This cosmopolitan city and Portuguese capital has much to offer.
Highlights here include: The Castle of São Jorge where you can stroll through Alfama, the highest point in the city. It is a unique opportunity to feel and understand the city’s relationship with the river Tagus. Visit Terreiro do Paço which is the largest square in the city and also one of its most iconic symbols which was rebuilt after the great earthquake of 1755. An ascent in the Santa Justa elevator is a must as this offers enviable views over the ‘old city’. Take a tram ride, a common means of transport for Lisbonites but it is also one of the best ways to travel through the historic neighbourhoods. The no. 28 is the best known, but there are others. Visit the Jerónimos Monastery and the Tower of Belém, two of Lisbon’s unique monuments which are World Heritage Sites. They are both impressive jewels of the Gothic Manueline style. The vaults are carved in stone, a remarkable piece of engineering and are adorned with decorations of local maritime history. Visit the National Tile Museum and the Coach Museum which are unequalled anywhere in the world. One tells the story of ‘tiles’ in Portugal from its first uses in the 16th century walls to the present day. The other has an unrivalled collection of carriages with fine examples from the 18th century, exuberantly decorated with paintings and gild work. Lisbon is also known for its very lively and busy nightlife. After an afternoon shopping in the elegant Chiado district, there’s nothing like a late afternoon at one of the viewpoints of Santa Catarina or São Pedro de Alcântara, then staying for dinner in the Bairro Alto. This is the place to be for those who enjoy a night out having fun. A short drive from Lisbon is the World Heritage Site of Sintra, the Estoril Coast and the natural parks of the Rivers Tagus and Sado estuaries. Alongside the Sado, is the Arrábida Natural Park and the towns of Palmela, Sesimbra and Setúbal, all of which offer stunning sea views.
Around an hour south of Lisbon, this World Heritage Site is a book of Portuguese ‘Art History’. The best way to see this town is on foot, exploring its narrow streets lined with white houses, whilst discovering monuments and details which reveal the history of Évora and its rich heritage. Is it is easy to see why this town which dates from Roman times, was chosen by the Kings of Portugal in the 15th century as their residence. This contributed to its development and cultural importance in the following centuries, which today has been preserved by UNESCO.
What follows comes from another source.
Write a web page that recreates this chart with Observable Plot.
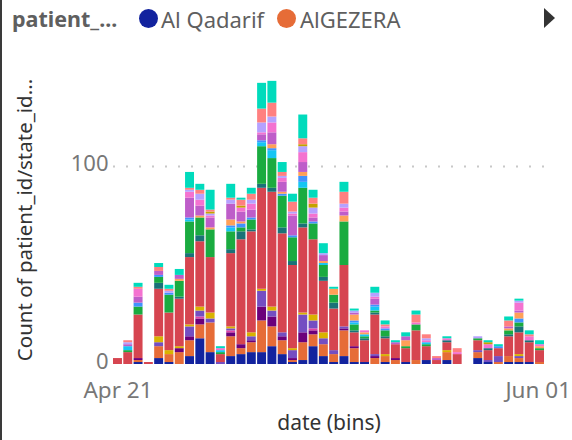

From Porto the cities of Braga and Guimarães (the latter a World Heritage Site), Gerês National Park, Arouca Geopark and the River Douro are options worth considering. It has heritage on both banks of the river including bridges and monuments, many tiles, flowering balconies and an historic centre. On the Gaia side of the river are the Port Wine lodges which are classified as World Heritage.
Through to the end of the 19th century, the Douro was the major means of accessing inland parts of the region and the way of transporting products and people from near and far. Difficult to navigate and impeded by natural barriers, only a unique and ancient vessel the rabelo boat, could manage this journey due to its robustness and also the courage of the men who crewed it. Nowadays, after the building of various dams the river is navigable for 210 km between Oporto and Barca d´Alva. Cruise boats travel between Porto and Peso da Régua, passing through the locks of Crestuma/Lever and Carrapatelo. Beautiful stepped slopes of Port wine terraces, start at the heights of Barqueiros and stretch to Pinhão offering views of the most impressive hand-built rural landscapes. A longer cruise up the river provides a wonderful vantage point for this region´s unique landscapes and the opportunity to encounter its traditions, culture and gastronomy.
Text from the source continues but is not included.